The growth of cottage industries in the Yangtze Delta followed old manufacturing habits and trading routes that predated liberation. They were revived as soon as the hand of the state weakened. Much as Shantou had a long tradition in exporting embroideries to overseas markets, for many centuries the villages around Shanghai had specialized in household goods, ceramics, cloth, silk and other handicrafts. … The extent to which rural industry reconnected with its past in the early 1970s is shown by statistics: in Jiangsu province as a whole, industry represented a mere 13 per cent of total output in the countryside in 1970, but a phenomenal 40 per cent by 1976. These factories were often collective, if in name only.

That’s from his article “The Silent Revolution: Decollectivization from Below during the Cultural Revolution“; see also this previous post on how the Cultural Revolution prepared the way for the economic reforms of the 1980s.

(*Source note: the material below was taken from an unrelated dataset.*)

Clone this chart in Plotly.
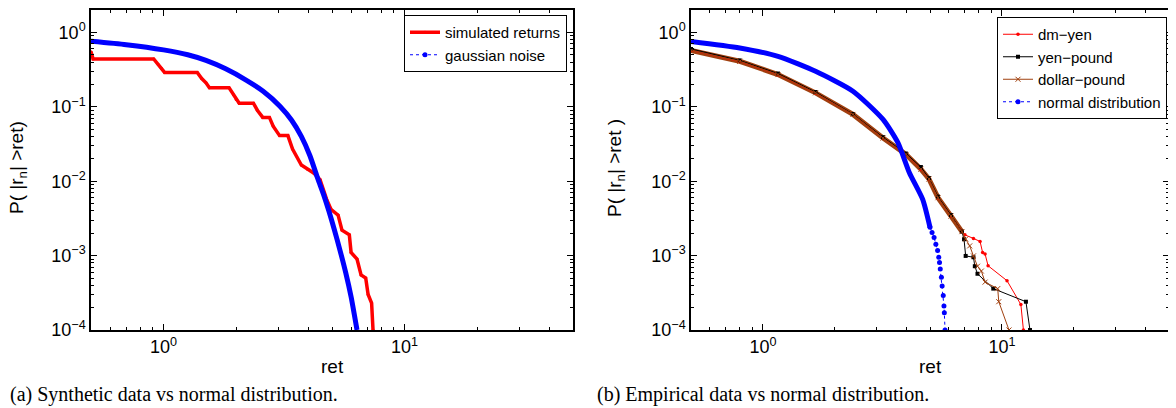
import plotly.graph_objects as go

# ---------------- data ----------------
# Panel (a): synthetic returns vs gaussian noise
sim_x = [0.5, 0.505, 0.51, 0.91, 0.95, 0.98, 1.01, 1.38, 1.44, 1.50, 1.55, 1.87, 1.95, 2.0, 2.06,
         2.36, 2.45, 2.58, 2.75, 2.85, 3.03, 3.28, 3.43, 3.73, 3.96, 4.21, 4.46, 4.75, 4.95, 5.3,
         5.5, 5.9, 6.0, 6.35, 6.6, 6.9, 7.06, 7.3, 7.4]
sim_p = [0.55, 0.50, 0.44, 0.44, 0.37, 0.33, 0.29, 0.29, 0.24, 0.21, 0.18, 0.18, 0.145, 0.125, 0.112,
         0.112, 0.09, 0.072, 0.072, 0.055, 0.041, 0.041, 0.027, 0.0165, 0.0145, 0.0128, 0.0105, 0.0057,
         0.0042, 0.0035, 0.0022, 0.0019, 0.0011, 0.0009, 0.00055, 0.0005, 0.0003, 0.00023, 0.0001]

gauss_x = [0.5, 0.7, 1.0, 1.26, 1.5, 1.81, 2.2, 2.59, 3.04, 3.4, 3.73, 4.05, 4.37, 4.6, 4.85,
           5.1, 5.4, 5.7, 6.0, 6.35]
gauss_p = [0.76, 0.684, 0.582, 0.50, 0.42, 0.324, 0.229, 0.162, 0.102, 0.066, 0.040, 0.022, 0.0107,
           0.0068, 0.0040, 0.0023, 0.00117, 0.00059, 0.00028, 0.0001]

# Panel (b): empirical FX returns vs normal distribution
dmyen_x = [0.5, 0.8, 1.156, 1.66, 2.38, 3.18, 3.97, 4.58, 4.95, 5.4, 6.12, 6.8, 7.0, 7.6, 8.1,
           8.3, 8.5, 8.75, 10.5, 12.0, 12.3]
dmyen_p = [0.57, 0.405, 0.27, 0.153, 0.079, 0.038, 0.0229, 0.0145, 0.0107, 0.006, 0.0034, 0.0021,
           0.0019, 0.0017, 0.00155, 0.0011, 0.00105, 0.00073, 0.00046, 0.00022, 0.0001]

yenpound_x = [0.5, 0.8, 1.156, 1.66, 2.38, 3.18, 3.97, 4.58, 4.95, 5.4, 6.12, 6.8, 6.94, 7.05,
              7.6, 7.7, 7.9, 9.2, 12.6, 13.1]
yenpound_p = [0.60, 0.42, 0.28, 0.158, 0.080, 0.039, 0.0235, 0.0155, 0.011, 0.0062, 0.0035, 0.0021,
              0.00166, 0.00099, 0.00095, 0.00072, 0.00057, 0.00036, 0.00024, 0.0001]

dollarpound_x = [0.5, 0.8, 1.156, 1.66, 2.38, 3.18, 3.97, 4.58, 4.95, 5.4, 6.12, 6.8, 7.05, 7.33,
                 7.6, 7.9, 8.2, 8.5, 9.6, 9.7, 10.7]
dollarpound_p = [0.57, 0.409, 0.271, 0.154, 0.079, 0.038, 0.0229, 0.0145, 0.0107, 0.006, 0.0034,
                 0.0021, 0.00167, 0.00135, 0.00099, 0.00072, 0.00062, 0.00044, 0.00036, 0.00024, 0.0001]

normal_x = [0.5, 0.8, 1.156, 1.66, 2.38, 3.18, 3.67, 4.10, 4.66, 5.0]
normal_p = [0.757, 0.618, 0.477, 0.30, 0.162, 0.0676, 0.0329, 0.0130, 0.0057, 0.0024]
normal_tail_x = [5.0, 5.10, 5.2, 5.29, 5.38, 5.44, 5.48, 5.52, 5.58, 5.62, 5.68, 5.72, 5.74, 5.78]
normal_tail_p = [0.0024, 0.00204, 0.00175, 0.00142, 0.00117, 0.00095, 0.00081, 0.00066, 0.00051,
                 0.00039, 0.00029, 0.00021, 0.00017, 0.0001]

# ticks
x_major = [1, 10]
x_major_text = ["10<sup>0</sup>", "10<sup>1</sup>"]
x_minor = [0.6, 0.7, 0.8, 0.9, 2, 3, 4, 5, 6, 7, 8, 9, 20, 30, 40]
y_major = [1e-4, 1e-3, 1e-2, 1e-1, 1]
y_major_text = ["10<sup>−4</sup>", "10<sup>−3</sup>", "10<sup>−2</sup>", "10<sup>−1</sup>", "10<sup>0</sup>"]
y_minor = [k * 10 ** d for d in range(-4, 0) for k in range(2, 10)] + [2]

captions = ["(a) Synthetic data vs normal distribution.", "(b) Empirical data vs normal distribution."]
ytitles = ["P( |r<sub>n</sub>| >ret)", "P( |r<sub>n</sub>| >ret )"]

# ---------------- figure ----------------
# the page body has an 8px margin, so the figure is 8px smaller and all
# screen positions below are shifted by -8
OFF = 8
W, H = 1176 - OFF, 408 - OFF
fig = go.Figure()

RED = "#ff0000"
BLUE = "#0000ff"
BROWN = "#a0400f"
N_BAND = 12  # dense part of the dollar-pound curve drawn as a thick band

# Panel (a)
fig.add_trace(go.Scatter(x=sim_x, y=sim_p, mode="lines+markers", name="simulated returns",
                         line=dict(color=RED, width=3.5), marker=dict(size=3, color=RED),
                         xaxis="x", yaxis="y", legend="legend"))
fig.add_trace(go.Scatter(x=gauss_x, y=gauss_p, mode="lines", showlegend=False,
                         line=dict(color=BLUE, width=5, shape="spline", smoothing=0.6),
                         xaxis="x", yaxis="y"))
fig.add_trace(go.Scatter(x=[None], y=[None], mode="lines+markers", name="gaussian noise",
                         line=dict(color=BLUE, width=1, dash="dot"), marker=dict(size=5, color=BLUE),
                         xaxis="x", yaxis="y", legend="legend"))

# Panel (b)
fig.add_trace(go.Scatter(x=dollarpound_x[:N_BAND], y=dollarpound_p[:N_BAND], mode="lines", showlegend=False,
                         line=dict(color=BROWN, width=5), xaxis="x2", yaxis="y2"))
fig.add_trace(go.Scatter(x=dmyen_x, y=dmyen_p, mode="lines+markers", name="dm−yen",
                         line=dict(color=RED, width=1), marker=dict(size=3.5, color=RED),
                         xaxis="x2", yaxis="y2", legend="legend2"))
fig.add_trace(go.Scatter(x=yenpound_x, y=yenpound_p, mode="lines+markers", name="yen−pound",
                         line=dict(color="black", width=1), marker=dict(size=4, color="black", symbol="square"),
                         xaxis="x2", yaxis="y2", legend="legend2"))
fig.add_trace(go.Scatter(x=dollarpound_x, y=dollarpound_p, mode="lines+markers", name="dollar−pound",
                         line=dict(color=BROWN, width=1), marker=dict(size=5, color=BROWN, symbol="x-thin",
                                                                      line=dict(color=BROWN, width=1)),
                         xaxis="x2", yaxis="y2", legend="legend2"))
fig.add_trace(go.Scatter(x=normal_x, y=normal_p, mode="lines", showlegend=False,
                         line=dict(color=BLUE, width=5, shape="spline", smoothing=0.6),
                         xaxis="x2", yaxis="y2"))
fig.add_trace(go.Scatter(x=normal_tail_x, y=normal_tail_p, mode="lines+markers", name="normal distribution",
                         line=dict(color=BLUE, width=1, dash="dot"), marker=dict(size=5, color=BLUE),
                         xaxis="x2", yaxis="y2", legend="legend2"))


def px(x):
    return (x - OFF) / W


def py(y):
    return 1 - (y - OFF) / H


ydom = [py(330), py(10)]
xdom1 = [px(91), px(573)]
xdom2 = [px(691), px(1169)]

tickfont = dict(family="Liberation Sans, Arial, sans-serif", size=18, color="black")


def xax(domain, anchor):
    return dict(type="log", domain=domain, anchor=anchor, range=[-0.30103, 1.69897],
                tickmode="array", tickvals=x_major, ticktext=x_major_text,
                ticks="inside", ticklen=6, tickwidth=1, tickcolor="black",
                minor=dict(tickmode="array", tickvals=x_minor, ticks="inside", ticklen=3,
                           tickcolor="black", showgrid=False),
                showline=True, linecolor="black", linewidth=1.5, mirror="ticks",
                showgrid=False, zeroline=False, tickfont=tickfont, automargin=False)


def yax(anchor):
    return dict(type="log", domain=ydom, anchor=anchor, range=[-4, 0.30103],
                tickmode="array", tickvals=y_major, ticktext=y_major_text,
                ticks="inside", ticklen=6, tickwidth=1, tickcolor="black",
                minor=dict(tickmode="array", tickvals=y_minor, ticks="inside", ticklen=3,
                           tickcolor="black", showgrid=False),
                showline=True, linecolor="black", linewidth=1.5, mirror="ticks",
                showgrid=False, zeroline=False, tickfont=tickfont, automargin=False)


legfont = dict(family="Liberation Sans, Arial, sans-serif", size=15, color="black")
labfont = dict(family="Liberation Sans, Arial, sans-serif", size=19, color="black")
capfont = dict(family="Liberation Serif, Times New Roman, serif", size=20, color="black")

annotations = [
    dict(text="ret", x=(xdom1[0] + xdom1[1]) / 2, y=py(366), xref="paper", yref="paper",
         showarrow=False, font=labfont, xanchor="center", yanchor="middle"),
    dict(text="ret", x=(xdom2[0] + xdom2[1]) / 2, y=py(366), xref="paper", yref="paper",
         showarrow=False, font=labfont, xanchor="center", yanchor="middle"),
    dict(text=ytitles[0], x=px(18), y=py(168), xref="paper", yref="paper", textangle=-90,
         showarrow=False, font=labfont, xanchor="center", yanchor="middle"),
    dict(text=ytitles[1], x=px(616), y=py(168), xref="paper", yref="paper", textangle=-90,
         showarrow=False, font=labfont, xanchor="center", yanchor="middle"),
    dict(text=captions[0], x=0, y=py(394), xref="paper", yref="paper",
         showarrow=False, font=capfont, xanchor="left", yanchor="middle"),
    dict(text=captions[1], x=px(595), y=py(394), xref="paper", yref="paper",
         showarrow=False, font=capfont, xanchor="left", yanchor="middle"),
]

fig.update_layout(
    width=W, height=H, margin=dict(l=0, r=0, t=0, b=0),
    paper_bgcolor="white", plot_bgcolor="white",
    xaxis=xax(xdom1, "y"), yaxis=yax("x"),
    xaxis2=xax(xdom2, "y2"), yaxis2=yax("x2"),
    legend=dict(x=px(567), y=py(15), xanchor="right", yanchor="top", bgcolor="white",
                bordercolor="black", borderwidth=1, font=legfont, tracegroupgap=0),
    legend2=dict(x=px(1167), y=py(17), xanchor="right", yanchor="top", bgcolor="white",
                 bordercolor="black", borderwidth=1, font=legfont, tracegroupgap=0),
    annotations=annotations,
    showlegend=True,
)

fig.write_html("out.html")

So you could even argue that effective central planning in China was only practiced for a couple of decades, and, in at least some places, traditions of rural private industry were already reviving well before 1978. The long-term damage to China’s human capital and institutions from the detour into central planning was certainly significant, but was probably much less than in some other Communist countries. The post-1978 “reform era” is now closing out its fourth decade, and so has already lasted quite a bit longer than the planned economy did.

On this note, spare a thought for the people of North Korea, where Communist rule has now endured 72 years and counting, and is much more regimented and isolationist than the Soviet Union was in its last decades. The experiences of North Korean defectors to the South have already made it clear that the North’s people are very poorly equipped to manage in a market economy–much worse than East Germans were when the Berlin Wall fell.